The assignment made Agee more conscious of stereotypes: letters to Flye denounced derogatory war terms such as Jap, Nip, Reds; that blacks were genetically inferior; that all Jews were “clannish, interdependent and predatory.” The world’s horrors, however, always burdened Agee: he was circumspect of the atomic bomb and artificial insemination. He proposed to Flye writing a “long, anguished love letter” in which the writer is God and the letter is to the human race.

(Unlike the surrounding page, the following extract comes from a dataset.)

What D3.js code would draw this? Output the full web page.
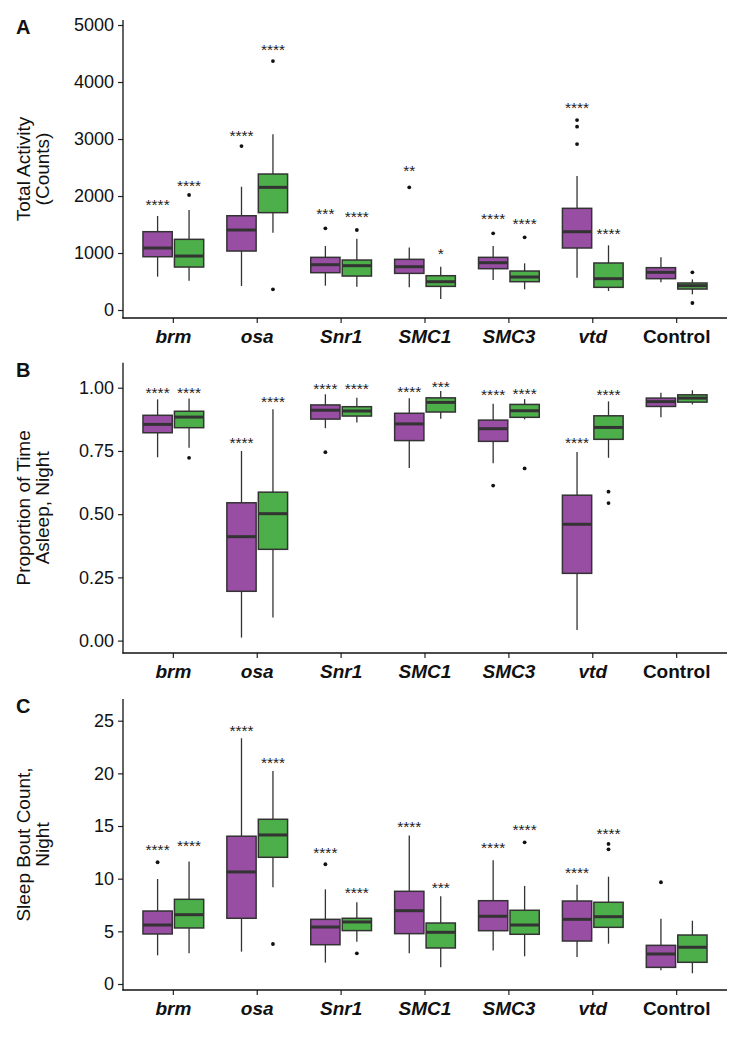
<!DOCTYPE html>
<html>
<head>
<meta charset="utf-8">
<script src="https://cdn.jsdelivr.net/npm/d3@7"></script>
<style>
  html, body { margin: 0; padding: 0; background: #ffffff; }
  svg { display: block; }
  text { font-family: "Liberation Sans", Arial, sans-serif; }
</style>
</head>
<body>
<script>
// ---------------- DATA ----------------
const categories = ["brm", "osa", "Snr1", "SMC1", "SMC3", "vtd", "Control"];
const italicCategories = ["brm", "osa", "Snr1", "SMC1", "SMC3", "vtd"];
const seriesNames = ["purple", "green"];

// box stats: [lower whisker, Q1, median, Q3, upper whisker]
const activityPurple = [[585,935,1088,1374,1649],[421,1035,1404,1654,2163],[427,655,795,924,1123],[398,643,760,889,1099],[526,725,830,924,1123],[567,1088,1374,1784,2351],[485,550,661,743,924]];
const activityGreen = [[514,754,947,1240,1754],[1357,1708,2152,2386,3082],[409,596,778,877,1251],[193,415,497,602,760],[363,497,579,684,819],[333,398,550,825,1135],[275,368,427,474,538]];
const activityPurpleOutliers = [[],[2877],[1433],[2152],[1345],[3333,3216,2912],[]];
const activityGreenOutliers = [[2018],[4368,363],[1404],[],[1275],[],[661,123]];
const activityPurpleSig = ["****","****","***","**","****","****",""];
const activityPurpleSigY = [1912,3117,1743,2497,1667,3608,null];
const activityGreenSig = ["****","****","****","*","****","****",""];
const activityGreenSigY = [2251,4632,1696,1041,1579,1404,null];
const activityTicks = [0, 1000, 2000, 3000, 4000, 5000];
const activityTickLabels = ["0", "1000", "2000", "3000", "4000", "5000"];
const activityDomain = [-140, 5088];

const sleepPurple = [[0.725,0.822,0.855,0.891,0.954],[0.012,0.195,0.411,0.545,0.750],[0.840,0.876,0.911,0.932,0.974],[0.683,0.791,0.857,0.899,0.958],[0.701,0.788,0.838,0.872,0.937],[0.042,0.266,0.460,0.575,0.746],[0.883,0.926,0.945,0.959,0.980]];
const sleepGreen = [[0.763,0.842,0.884,0.907,0.957],[0.091,0.361,0.502,0.587,0.915],[0.863,0.888,0.908,0.925,0.960],[0.877,0.904,0.942,0.960,0.987],[0.875,0.883,0.909,0.934,0.955],[0.723,0.796,0.843,0.889,0.946],[0.934,0.943,0.959,0.972,0.990]];
const sleepPurpleOutliers = [[],[],[0.745],[],[0.613],[],[]];
const sleepGreenOutliers = [[0.723],[],[],[],[0.681],[0.589,0.544],[]];
const sleepPurpleSig = ["****","****","****","****","****","****",""];
const sleepPurpleSigY = [0.996,0.798,1.011,0.999,0.988,0.796,null];
const sleepGreenSig = ["****","****","****","***","****","****",""];
const sleepGreenSigY = [0.996,0.960,1.011,1.016,0.992,0.988,null];
const sleepTicks = [0, 0.25, 0.5, 0.75, 1.0];
const sleepTickLabels = ["0.00", "0.25", "0.50", "0.75", "1.00"];
const sleepDomain = [-0.049, 1.099];

const boutPurple = [[2.72,4.75,5.60,6.93,9.97],[3.07,6.24,10.64,14.03,23.33],[2.03,3.73,5.41,6.14,8.99],[2.91,4.78,6.96,8.80,14.09],[3.17,5.06,6.43,7.91,11.75],[2.56,4.08,6.14,7.88,9.43],[1.30,1.58,2.85,3.67,6.20]];
const boutGreen = [[2.91,5.32,6.58,8.04,11.62],[9.18,12.03,14.15,15.64,20.23],[4.02,5.07,5.89,6.24,7.76],[1.58,3.42,4.91,5.79,8.33],[2.63,4.72,5.60,7.00,9.31],[3.83,5.38,6.39,7.76,10.19],[1.02,2.06,3.49,4.65,6.01]];
const boutPurpleOutliers = [[11.56],[],[11.37],[],[],[],[9.66]];
const boutGreenOutliers = [[],[3.80],[2.91],[],[13.45],[13.30,12.79],[]];
const boutPurpleSig = ["****","****","****","****","****","****",""];
const boutPurpleSigY = [13.1,24.34,12.82,15.26,13.26,10.89,null];
const boutGreenSig = ["****","****","****","***","****","****",""];
const boutGreenSigY = [13.45,21.37,9.0,9.43,14.97,14.62,null];
const boutTicks = [0, 5, 10, 15, 20, 25];
const boutTickLabels = ["0", "5", "10", "15", "20", "25"];
const boutDomain = [-0.57, 27.06];

const panelLetters = ["A", "B", "C"];
const panelTitles = [["Total Activity", "(Counts)"], ["Proportion of Time", "Asleep, Night"], ["Sleep Bout Count,", "Night"]];

// ---------------- LAYOUT / STYLE ----------------
const W = 738, H = 1050;
const colors = { purple: "#984ea3", green: "#4daf4a" };
const ink = "#333333";
const plotLeft = 123, plotRight = 727;
const panelFrames = [
  { top: 20, bottom: 318 },
  { top: 362.7, bottom: 653 },
  { top: 699, bottom: 990 }
];

const svg = d3.select("body").append("svg")
  .attr("width", W).attr("height", H)
  .attr("viewBox", `0 0 ${W} ${H}`);
svg.append("rect").attr("width", W).attr("height", H).attr("fill", "#fff");

const x = d3.scaleBand().domain(categories).range([plotLeft, plotRight])
  .paddingInner(0).paddingOuter(0.1);
const x1 = d3.scaleBand().domain(seriesNames)
  .range([-0.375 * x.bandwidth(), 0.375 * x.bandwidth()]).paddingInner(0);
const boxW = x1.bandwidth() * 0.93;

const panels = [
  { domain: activityDomain, ticks: activityTicks, tickLabels: activityTickLabels,
    series: { purple: activityPurple, green: activityGreen },
    outliers: { purple: activityPurpleOutliers, green: activityGreenOutliers },
    sig: { purple: activityPurpleSig, green: activityGreenSig },
    sigY: { purple: activityPurpleSigY, green: activityGreenSigY } },
  { domain: sleepDomain, ticks: sleepTicks, tickLabels: sleepTickLabels,
    series: { purple: sleepPurple, green: sleepGreen },
    outliers: { purple: sleepPurpleOutliers, green: sleepGreenOutliers },
    sig: { purple: sleepPurpleSig, green: sleepGreenSig },
    sigY: { purple: sleepPurpleSigY, green: sleepGreenSigY } },
  { domain: boutDomain, ticks: boutTicks, tickLabels: boutTickLabels,
    series: { purple: boutPurple, green: boutGreen },
    outliers: { purple: boutPurpleOutliers, green: boutGreenOutliers },
    sig: { purple: boutPurpleSig, green: boutGreenSig },
    sigY: { purple: boutPurpleSigY, green: boutGreenSigY } }
];

panels.forEach((p, pi) => {
  const fr = panelFrames[pi];
  const y = d3.scaleLinear().domain(p.domain).range([fr.bottom, fr.top]);
  const g = svg.append("g");

  // boxes
  seriesNames.forEach(s => {
    categories.forEach((c, ci) => {
      const st = p.series[s][ci];
      const cx = x(c) + x.bandwidth() / 2 + x1(s) + x1.bandwidth() / 2;
      const bg = g.append("g");
      // whiskers
      bg.append("line").attr("x1", cx).attr("x2", cx)
        .attr("y1", y(st[3])).attr("y2", y(st[4]))
        .attr("stroke", ink).attr("stroke-width", 1.3);
      bg.append("line").attr("x1", cx).attr("x2", cx)
        .attr("y1", y(st[1])).attr("y2", y(st[0]))
        .attr("stroke", ink).attr("stroke-width", 1.3);
      // box
      bg.append("rect")
        .attr("x", cx - boxW / 2).attr("width", boxW)
        .attr("y", y(st[3])).attr("height", y(st[1]) - y(st[3]))
        .attr("fill", colors[s]).attr("stroke", ink).attr("stroke-width", 1.5);
      // median
      bg.append("line").attr("x1", cx - boxW / 2).attr("x2", cx + boxW / 2)
        .attr("y1", y(st[2])).attr("y2", y(st[2]))
        .attr("stroke", ink).attr("stroke-width", 3);
      // outliers
      p.outliers[s][ci].forEach(v => {
        bg.append("circle").attr("cx", cx).attr("cy", y(v)).attr("r", 1.9).attr("fill", "#111");
      });
      // significance
      const lab = p.sig[s][ci];
      const ly = p.sigY[s][ci];
      if (lab && ly != null) {
        bg.append("text").attr("x", cx).attr("y", y(ly) + 8.8)
          .attr("text-anchor", "middle").attr("font-size", 15.5)
          .attr("fill", "#222").text(lab);
      }
    });
  });

  // y axis
  const yAxis = d3.axisLeft(y).tickValues(p.ticks)
    .tickFormat((d, i) => p.tickLabels[i]).tickSize(5).tickPadding(4);
  const ya = g.append("g").attr("transform", `translate(${plotLeft},0)`).call(yAxis);
  ya.select(".domain").remove();
  ya.append("line").attr("x1", 0).attr("x2", 0).attr("y1", fr.top).attr("y2", fr.bottom + 0.6)
    .attr("stroke", "#111").attr("stroke-width", 1.3);
  ya.selectAll(".tick line").attr("stroke", "#222").attr("stroke-width", 1.2);
  ya.selectAll(".tick text").attr("font-size", 18).attr("fill", "#111")
    .style("font-family", "'Liberation Sans', Arial, sans-serif");

  // x axis
  const xAxis = d3.axisBottom(x).tickSize(5).tickPadding(5);
  const xa = g.append("g").attr("transform", `translate(0,${fr.bottom})`).call(xAxis);
  xa.select(".domain").remove();
  xa.append("line").attr("x1", plotLeft - 0.6).attr("x2", plotRight).attr("y1", 0).attr("y2", 0)
    .attr("stroke", "#111").attr("stroke-width", 1.3);
  xa.selectAll(".tick line").attr("stroke", "#222").attr("stroke-width", 1.2);
  xa.selectAll(".tick text").attr("font-size", 19).attr("font-weight", "bold")
    .attr("fill", "#111").attr("dy", "0.78em")
    .style("font-style", d => italicCategories.includes(d) ? "italic" : "normal")
    .style("font-family", "'Liberation Sans', Arial, sans-serif");

  // y title
  const cy = (fr.top + fr.bottom) / 2;
  const lines = panelTitles[pi];
  [30, 49].forEach((bx, li) => {
    g.append("text").attr("transform", `translate(${bx},${cy}) rotate(-90)`)
      .attr("text-anchor", "middle").attr("font-size", 19).attr("fill", "#111")
      .text(lines[li]);
  });

  // panel letter
  g.append("text").attr("x", 16).attr("y", fr.top + 14)
    .attr("font-size", 20).attr("font-weight", "bold").attr("fill", "#111")
    .text(panelLetters[pi]);
});
</script>
</body>
</html>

In one letter, Agee juxtaposes the accident that befell his birth father – A Death in the Family, his final work, was published posthumously – with the lengthy death sentence assigned to his stepfather, who was diagnosed with terminal cancer. Agee doesn’t blame God. “I don’t think He so directs traffic that one truck miraculously stops short on a precipice and another demolishes a child.” As much as Agee felt God wasn’t “directing traffic” at the intersection of good and evil, of happiness and suffering, among his last letters was a resounding statement about his own faith: “But at all times I feel sure that my own shapeless personal religious sense, whatever that may be, is deepening and increasing. Everything that is, is holy.”